Figure scripts
+++

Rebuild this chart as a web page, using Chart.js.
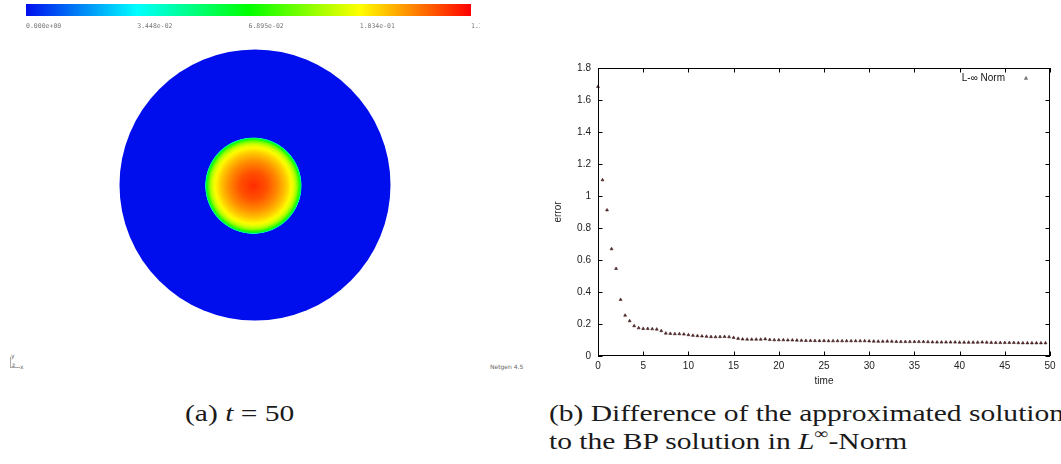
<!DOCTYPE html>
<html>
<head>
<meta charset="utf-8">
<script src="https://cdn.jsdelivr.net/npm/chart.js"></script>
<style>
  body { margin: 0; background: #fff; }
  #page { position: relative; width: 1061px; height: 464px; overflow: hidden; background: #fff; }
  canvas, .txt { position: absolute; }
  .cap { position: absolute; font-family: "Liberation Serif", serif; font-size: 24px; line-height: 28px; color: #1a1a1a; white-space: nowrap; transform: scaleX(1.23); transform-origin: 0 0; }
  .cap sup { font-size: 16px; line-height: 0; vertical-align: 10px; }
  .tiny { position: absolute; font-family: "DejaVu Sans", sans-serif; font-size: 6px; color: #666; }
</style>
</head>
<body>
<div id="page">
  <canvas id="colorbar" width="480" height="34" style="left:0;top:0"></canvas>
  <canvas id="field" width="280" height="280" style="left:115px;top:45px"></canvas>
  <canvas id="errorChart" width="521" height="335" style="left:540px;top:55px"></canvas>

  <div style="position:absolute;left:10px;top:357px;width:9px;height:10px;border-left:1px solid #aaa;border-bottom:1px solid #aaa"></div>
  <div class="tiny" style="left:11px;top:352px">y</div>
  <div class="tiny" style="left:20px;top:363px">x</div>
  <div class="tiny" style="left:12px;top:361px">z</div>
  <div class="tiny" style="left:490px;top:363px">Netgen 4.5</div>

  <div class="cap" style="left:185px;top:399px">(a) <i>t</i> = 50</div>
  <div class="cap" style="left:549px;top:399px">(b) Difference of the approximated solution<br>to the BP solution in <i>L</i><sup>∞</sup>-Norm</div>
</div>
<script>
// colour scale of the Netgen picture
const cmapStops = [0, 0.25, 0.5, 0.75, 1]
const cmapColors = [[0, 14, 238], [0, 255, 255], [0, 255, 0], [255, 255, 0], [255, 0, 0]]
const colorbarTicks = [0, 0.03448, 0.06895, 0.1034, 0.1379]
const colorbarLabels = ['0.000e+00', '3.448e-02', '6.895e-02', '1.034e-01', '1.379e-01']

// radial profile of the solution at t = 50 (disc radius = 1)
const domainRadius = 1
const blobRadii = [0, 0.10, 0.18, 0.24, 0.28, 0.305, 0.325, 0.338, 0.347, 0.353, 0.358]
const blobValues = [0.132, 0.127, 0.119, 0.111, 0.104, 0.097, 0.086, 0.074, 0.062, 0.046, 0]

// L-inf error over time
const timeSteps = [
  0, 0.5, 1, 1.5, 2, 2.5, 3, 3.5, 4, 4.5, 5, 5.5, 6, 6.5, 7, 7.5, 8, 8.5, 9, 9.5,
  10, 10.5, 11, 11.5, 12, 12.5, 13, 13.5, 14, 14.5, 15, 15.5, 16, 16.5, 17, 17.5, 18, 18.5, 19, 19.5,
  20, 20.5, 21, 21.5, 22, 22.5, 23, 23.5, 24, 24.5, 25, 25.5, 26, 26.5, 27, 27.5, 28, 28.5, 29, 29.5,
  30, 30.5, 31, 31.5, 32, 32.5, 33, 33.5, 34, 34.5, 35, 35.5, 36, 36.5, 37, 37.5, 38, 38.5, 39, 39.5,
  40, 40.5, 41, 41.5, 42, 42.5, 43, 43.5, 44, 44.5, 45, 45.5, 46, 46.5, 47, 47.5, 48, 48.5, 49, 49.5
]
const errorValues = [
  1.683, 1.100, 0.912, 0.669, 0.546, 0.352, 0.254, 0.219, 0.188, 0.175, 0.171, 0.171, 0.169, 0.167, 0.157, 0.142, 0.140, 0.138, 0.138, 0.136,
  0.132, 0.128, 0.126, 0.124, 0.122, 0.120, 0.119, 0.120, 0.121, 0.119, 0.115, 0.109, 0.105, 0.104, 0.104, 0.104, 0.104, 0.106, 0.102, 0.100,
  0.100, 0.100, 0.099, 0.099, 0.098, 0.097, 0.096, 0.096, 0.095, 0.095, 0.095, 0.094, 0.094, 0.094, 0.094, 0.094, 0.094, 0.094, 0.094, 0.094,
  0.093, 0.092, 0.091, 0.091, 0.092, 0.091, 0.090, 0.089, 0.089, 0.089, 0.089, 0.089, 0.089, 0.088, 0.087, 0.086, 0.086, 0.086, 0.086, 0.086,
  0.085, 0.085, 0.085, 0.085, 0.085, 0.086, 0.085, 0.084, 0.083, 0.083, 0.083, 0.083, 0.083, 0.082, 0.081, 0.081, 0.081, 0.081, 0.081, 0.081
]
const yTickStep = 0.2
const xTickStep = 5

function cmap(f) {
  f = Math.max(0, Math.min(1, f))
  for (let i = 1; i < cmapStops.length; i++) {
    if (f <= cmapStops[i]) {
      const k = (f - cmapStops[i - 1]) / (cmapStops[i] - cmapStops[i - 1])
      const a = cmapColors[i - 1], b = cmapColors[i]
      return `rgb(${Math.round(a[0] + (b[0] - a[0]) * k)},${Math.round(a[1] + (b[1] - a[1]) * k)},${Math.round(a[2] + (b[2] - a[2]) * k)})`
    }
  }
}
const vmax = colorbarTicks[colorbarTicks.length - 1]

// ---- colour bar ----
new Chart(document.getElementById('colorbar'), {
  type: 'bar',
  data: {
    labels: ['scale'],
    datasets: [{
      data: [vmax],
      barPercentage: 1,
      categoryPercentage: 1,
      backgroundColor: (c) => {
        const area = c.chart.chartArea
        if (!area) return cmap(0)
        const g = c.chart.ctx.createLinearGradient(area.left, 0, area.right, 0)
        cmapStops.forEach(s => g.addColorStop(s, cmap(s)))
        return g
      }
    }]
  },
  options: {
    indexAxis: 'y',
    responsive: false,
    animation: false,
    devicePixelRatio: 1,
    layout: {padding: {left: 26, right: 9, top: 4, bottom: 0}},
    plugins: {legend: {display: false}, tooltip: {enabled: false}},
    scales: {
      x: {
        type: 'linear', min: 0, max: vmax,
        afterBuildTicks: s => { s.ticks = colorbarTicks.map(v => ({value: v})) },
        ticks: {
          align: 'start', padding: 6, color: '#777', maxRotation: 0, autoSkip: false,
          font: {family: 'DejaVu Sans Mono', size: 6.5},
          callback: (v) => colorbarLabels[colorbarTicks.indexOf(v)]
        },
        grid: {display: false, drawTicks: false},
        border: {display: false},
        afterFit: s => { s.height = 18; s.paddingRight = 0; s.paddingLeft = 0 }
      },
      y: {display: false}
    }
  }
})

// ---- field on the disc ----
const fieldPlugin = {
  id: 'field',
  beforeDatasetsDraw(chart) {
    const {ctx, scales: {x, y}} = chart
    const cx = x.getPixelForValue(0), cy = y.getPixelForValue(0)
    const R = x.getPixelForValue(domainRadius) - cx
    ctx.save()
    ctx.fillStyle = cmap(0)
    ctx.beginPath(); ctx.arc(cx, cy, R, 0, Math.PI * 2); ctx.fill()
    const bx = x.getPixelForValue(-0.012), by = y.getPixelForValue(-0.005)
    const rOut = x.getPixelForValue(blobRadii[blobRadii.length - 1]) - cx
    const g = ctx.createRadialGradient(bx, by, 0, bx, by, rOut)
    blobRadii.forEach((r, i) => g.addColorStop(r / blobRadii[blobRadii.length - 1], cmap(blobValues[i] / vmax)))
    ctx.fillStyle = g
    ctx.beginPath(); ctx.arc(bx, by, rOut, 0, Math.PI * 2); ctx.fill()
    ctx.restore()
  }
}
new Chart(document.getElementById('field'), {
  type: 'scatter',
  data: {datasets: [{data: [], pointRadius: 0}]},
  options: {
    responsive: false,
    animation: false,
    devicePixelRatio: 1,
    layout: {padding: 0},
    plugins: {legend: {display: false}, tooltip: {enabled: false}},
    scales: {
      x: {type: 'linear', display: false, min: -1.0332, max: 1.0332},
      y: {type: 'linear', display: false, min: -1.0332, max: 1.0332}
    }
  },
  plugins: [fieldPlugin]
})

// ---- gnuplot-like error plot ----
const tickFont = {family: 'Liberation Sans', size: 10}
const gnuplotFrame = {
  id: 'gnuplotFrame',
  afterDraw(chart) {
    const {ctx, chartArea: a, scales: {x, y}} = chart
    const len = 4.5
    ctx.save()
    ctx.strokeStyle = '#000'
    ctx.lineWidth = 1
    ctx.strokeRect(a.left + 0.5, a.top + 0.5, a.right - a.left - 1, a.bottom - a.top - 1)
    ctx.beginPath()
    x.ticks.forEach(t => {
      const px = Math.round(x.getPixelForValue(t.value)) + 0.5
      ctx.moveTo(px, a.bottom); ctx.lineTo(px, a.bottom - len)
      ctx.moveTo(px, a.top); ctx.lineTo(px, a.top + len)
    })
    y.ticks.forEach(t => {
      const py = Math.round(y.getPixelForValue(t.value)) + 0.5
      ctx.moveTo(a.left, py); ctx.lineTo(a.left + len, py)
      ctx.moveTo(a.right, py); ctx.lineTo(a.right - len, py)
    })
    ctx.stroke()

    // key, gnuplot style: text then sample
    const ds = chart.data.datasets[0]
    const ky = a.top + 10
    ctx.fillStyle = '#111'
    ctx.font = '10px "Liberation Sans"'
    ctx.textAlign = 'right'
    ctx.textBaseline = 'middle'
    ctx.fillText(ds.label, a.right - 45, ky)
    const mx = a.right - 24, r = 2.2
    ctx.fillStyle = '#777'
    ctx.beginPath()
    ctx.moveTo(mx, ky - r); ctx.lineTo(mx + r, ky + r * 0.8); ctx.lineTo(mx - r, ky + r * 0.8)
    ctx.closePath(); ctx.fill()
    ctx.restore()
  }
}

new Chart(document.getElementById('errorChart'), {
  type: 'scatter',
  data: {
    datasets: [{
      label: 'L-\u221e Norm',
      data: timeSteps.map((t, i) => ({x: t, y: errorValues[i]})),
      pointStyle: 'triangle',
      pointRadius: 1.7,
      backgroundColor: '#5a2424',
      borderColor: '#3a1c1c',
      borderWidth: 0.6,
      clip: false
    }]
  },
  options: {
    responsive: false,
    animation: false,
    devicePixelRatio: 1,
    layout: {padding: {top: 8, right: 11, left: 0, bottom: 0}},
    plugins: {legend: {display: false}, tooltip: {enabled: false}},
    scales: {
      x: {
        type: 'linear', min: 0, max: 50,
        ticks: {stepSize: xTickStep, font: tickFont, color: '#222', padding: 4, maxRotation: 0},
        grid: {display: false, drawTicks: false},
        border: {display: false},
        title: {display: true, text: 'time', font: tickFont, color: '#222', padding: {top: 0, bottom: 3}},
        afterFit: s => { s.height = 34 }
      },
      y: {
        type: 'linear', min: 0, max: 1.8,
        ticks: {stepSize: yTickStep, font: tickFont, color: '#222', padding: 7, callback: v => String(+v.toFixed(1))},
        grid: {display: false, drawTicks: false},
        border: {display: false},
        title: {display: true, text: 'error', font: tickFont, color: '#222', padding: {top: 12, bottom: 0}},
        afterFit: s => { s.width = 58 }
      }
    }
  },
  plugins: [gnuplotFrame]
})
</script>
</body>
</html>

+++

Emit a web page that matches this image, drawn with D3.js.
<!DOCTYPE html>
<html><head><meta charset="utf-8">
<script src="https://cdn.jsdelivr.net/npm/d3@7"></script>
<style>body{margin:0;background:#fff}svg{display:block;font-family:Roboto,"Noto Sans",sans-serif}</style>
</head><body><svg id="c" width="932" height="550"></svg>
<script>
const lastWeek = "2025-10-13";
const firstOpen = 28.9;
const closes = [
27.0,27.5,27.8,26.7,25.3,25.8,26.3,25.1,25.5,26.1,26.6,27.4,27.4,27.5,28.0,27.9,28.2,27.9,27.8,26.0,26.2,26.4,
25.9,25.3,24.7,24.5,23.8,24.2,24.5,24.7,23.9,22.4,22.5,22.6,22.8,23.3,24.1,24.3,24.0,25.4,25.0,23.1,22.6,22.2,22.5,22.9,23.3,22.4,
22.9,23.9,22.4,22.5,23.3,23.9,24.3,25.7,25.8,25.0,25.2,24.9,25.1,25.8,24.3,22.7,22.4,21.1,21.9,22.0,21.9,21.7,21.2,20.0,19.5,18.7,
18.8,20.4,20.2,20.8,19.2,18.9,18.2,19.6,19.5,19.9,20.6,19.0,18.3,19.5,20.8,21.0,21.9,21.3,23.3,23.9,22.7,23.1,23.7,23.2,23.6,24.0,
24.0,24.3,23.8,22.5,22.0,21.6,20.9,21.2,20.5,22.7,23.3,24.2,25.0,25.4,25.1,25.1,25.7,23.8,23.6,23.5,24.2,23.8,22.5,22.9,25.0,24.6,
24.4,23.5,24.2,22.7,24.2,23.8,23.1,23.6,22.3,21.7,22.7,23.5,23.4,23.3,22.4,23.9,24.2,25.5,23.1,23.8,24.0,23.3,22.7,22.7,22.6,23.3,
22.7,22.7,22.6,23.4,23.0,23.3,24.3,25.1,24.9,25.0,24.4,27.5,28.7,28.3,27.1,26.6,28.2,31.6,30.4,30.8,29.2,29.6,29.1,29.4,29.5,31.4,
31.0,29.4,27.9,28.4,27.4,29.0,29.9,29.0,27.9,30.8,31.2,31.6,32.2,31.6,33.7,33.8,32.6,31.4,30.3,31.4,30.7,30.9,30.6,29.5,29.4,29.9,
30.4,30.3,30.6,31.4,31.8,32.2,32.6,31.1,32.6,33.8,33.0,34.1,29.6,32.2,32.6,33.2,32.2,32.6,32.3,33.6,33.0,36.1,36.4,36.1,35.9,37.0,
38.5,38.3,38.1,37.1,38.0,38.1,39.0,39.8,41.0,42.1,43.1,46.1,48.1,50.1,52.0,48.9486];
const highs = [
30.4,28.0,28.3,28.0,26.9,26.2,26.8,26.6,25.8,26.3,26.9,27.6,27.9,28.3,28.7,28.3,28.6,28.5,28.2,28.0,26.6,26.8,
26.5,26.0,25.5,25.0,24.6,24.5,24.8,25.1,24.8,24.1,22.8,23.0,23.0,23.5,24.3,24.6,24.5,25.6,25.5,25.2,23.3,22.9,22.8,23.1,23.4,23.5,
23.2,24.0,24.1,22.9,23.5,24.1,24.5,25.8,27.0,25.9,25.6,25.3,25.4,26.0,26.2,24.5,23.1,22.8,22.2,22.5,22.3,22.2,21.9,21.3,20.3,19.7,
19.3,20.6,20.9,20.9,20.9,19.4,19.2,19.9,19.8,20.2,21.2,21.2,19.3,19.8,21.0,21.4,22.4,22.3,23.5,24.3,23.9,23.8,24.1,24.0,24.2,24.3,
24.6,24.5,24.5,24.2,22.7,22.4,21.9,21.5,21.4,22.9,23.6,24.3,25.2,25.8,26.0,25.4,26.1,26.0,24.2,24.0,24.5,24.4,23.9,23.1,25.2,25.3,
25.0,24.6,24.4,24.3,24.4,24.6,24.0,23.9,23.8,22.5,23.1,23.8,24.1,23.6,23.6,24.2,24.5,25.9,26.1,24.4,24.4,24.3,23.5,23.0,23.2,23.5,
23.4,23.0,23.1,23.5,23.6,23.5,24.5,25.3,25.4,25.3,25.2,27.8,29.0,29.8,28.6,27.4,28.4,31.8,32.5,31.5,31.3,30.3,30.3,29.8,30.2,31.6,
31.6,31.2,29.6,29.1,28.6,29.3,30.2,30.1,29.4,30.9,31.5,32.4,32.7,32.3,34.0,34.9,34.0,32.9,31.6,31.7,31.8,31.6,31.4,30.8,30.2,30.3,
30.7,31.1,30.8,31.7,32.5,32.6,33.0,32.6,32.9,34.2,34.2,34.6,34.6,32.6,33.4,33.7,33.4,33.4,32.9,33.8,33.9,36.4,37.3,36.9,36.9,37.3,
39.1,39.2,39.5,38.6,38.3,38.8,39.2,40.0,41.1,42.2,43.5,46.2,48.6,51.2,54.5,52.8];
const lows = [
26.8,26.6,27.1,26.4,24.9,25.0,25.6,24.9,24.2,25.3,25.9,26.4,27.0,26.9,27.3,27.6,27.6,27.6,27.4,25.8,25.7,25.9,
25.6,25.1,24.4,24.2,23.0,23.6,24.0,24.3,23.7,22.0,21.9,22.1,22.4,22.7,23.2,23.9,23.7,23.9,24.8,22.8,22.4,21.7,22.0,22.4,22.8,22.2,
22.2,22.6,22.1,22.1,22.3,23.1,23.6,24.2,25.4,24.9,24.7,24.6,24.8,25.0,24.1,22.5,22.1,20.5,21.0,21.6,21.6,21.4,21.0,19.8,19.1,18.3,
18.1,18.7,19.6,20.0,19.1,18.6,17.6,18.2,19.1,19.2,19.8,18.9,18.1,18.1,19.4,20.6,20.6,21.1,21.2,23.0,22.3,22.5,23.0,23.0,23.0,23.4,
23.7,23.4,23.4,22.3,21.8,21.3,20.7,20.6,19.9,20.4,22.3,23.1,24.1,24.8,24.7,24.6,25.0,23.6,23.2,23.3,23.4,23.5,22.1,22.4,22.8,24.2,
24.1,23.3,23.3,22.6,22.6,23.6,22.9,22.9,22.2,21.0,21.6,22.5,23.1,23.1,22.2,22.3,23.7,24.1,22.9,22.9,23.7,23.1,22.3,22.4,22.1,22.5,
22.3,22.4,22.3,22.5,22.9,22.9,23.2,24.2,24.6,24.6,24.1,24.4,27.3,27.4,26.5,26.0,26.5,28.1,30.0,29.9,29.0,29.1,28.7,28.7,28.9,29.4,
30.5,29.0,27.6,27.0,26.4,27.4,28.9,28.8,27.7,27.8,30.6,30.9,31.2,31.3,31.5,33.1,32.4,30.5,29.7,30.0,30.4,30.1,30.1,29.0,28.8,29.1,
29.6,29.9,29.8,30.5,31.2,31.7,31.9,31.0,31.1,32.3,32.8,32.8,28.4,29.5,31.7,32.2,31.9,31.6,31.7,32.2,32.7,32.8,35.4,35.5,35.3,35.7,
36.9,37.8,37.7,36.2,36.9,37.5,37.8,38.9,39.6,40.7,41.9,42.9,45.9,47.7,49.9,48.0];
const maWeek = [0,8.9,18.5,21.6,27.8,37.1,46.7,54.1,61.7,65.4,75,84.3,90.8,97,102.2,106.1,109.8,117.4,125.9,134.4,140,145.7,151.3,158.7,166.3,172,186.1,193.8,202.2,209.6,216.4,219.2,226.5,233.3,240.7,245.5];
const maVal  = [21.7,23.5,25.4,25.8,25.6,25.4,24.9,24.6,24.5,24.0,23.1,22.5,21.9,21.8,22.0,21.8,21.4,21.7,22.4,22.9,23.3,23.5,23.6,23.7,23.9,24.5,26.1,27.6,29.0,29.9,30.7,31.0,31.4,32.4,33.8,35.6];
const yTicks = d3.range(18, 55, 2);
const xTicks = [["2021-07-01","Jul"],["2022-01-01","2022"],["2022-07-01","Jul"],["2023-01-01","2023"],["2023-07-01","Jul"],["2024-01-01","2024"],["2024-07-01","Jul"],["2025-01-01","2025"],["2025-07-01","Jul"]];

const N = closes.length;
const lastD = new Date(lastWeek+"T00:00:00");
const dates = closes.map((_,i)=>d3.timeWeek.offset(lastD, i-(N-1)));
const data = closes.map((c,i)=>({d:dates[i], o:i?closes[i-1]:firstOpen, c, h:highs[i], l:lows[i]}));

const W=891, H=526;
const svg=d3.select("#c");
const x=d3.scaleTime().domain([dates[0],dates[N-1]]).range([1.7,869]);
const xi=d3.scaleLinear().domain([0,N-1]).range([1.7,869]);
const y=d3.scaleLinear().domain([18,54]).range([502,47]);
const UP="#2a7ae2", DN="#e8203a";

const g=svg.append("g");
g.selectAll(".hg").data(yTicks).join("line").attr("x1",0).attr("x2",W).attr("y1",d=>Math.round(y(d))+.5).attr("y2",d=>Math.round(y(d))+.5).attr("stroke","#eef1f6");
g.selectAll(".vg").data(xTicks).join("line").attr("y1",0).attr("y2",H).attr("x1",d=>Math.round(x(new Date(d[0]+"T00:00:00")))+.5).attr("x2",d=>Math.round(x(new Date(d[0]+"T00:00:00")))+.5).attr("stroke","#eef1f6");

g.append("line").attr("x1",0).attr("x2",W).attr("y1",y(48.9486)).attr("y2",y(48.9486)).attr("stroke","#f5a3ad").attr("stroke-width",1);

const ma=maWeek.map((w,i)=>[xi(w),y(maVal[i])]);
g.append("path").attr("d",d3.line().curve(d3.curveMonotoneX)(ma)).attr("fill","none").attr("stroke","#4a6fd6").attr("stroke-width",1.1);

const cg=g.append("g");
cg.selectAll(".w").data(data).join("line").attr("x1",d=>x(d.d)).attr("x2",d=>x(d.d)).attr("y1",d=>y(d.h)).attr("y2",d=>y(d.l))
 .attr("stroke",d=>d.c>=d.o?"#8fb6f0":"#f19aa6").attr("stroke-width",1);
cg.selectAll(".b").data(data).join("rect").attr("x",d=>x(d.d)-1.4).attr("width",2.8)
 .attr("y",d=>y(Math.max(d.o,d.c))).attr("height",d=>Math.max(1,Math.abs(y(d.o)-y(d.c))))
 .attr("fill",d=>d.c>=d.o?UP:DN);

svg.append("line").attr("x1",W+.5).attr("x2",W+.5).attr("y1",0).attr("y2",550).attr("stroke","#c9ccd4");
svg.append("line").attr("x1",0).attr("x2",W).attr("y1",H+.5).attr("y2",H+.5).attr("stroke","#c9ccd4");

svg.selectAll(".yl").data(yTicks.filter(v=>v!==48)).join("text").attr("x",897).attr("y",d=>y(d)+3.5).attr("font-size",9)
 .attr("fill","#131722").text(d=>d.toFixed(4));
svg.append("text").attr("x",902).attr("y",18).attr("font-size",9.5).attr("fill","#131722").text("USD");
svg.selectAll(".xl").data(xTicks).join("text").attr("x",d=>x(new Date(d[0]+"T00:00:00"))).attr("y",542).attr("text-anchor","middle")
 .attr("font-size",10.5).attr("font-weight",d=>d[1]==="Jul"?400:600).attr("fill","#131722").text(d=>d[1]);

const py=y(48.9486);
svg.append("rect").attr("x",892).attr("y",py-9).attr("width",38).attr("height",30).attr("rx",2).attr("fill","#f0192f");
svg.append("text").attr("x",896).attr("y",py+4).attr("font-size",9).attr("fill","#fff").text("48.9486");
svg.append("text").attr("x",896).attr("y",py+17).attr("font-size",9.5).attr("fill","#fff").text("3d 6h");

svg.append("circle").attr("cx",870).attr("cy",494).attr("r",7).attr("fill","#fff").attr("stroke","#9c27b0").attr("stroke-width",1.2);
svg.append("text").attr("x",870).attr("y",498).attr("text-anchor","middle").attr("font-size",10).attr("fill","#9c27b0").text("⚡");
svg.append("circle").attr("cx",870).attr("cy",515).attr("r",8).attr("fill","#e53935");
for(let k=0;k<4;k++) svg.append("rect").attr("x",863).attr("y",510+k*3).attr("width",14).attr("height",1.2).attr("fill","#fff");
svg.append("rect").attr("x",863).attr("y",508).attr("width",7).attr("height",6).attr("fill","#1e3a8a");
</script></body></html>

+++

◆ Task prompt ◆
Look through the entries above; copy every line holding the string "page".

◆ Reply ◆
Rebuild this chart as a web page, using Chart.js.
  #page { position: relative; width: 1061px; height: 464px; overflow: hidden; background: #fff; }
<div id="page">
Emit a web page that matches this image, drawn with D3.js.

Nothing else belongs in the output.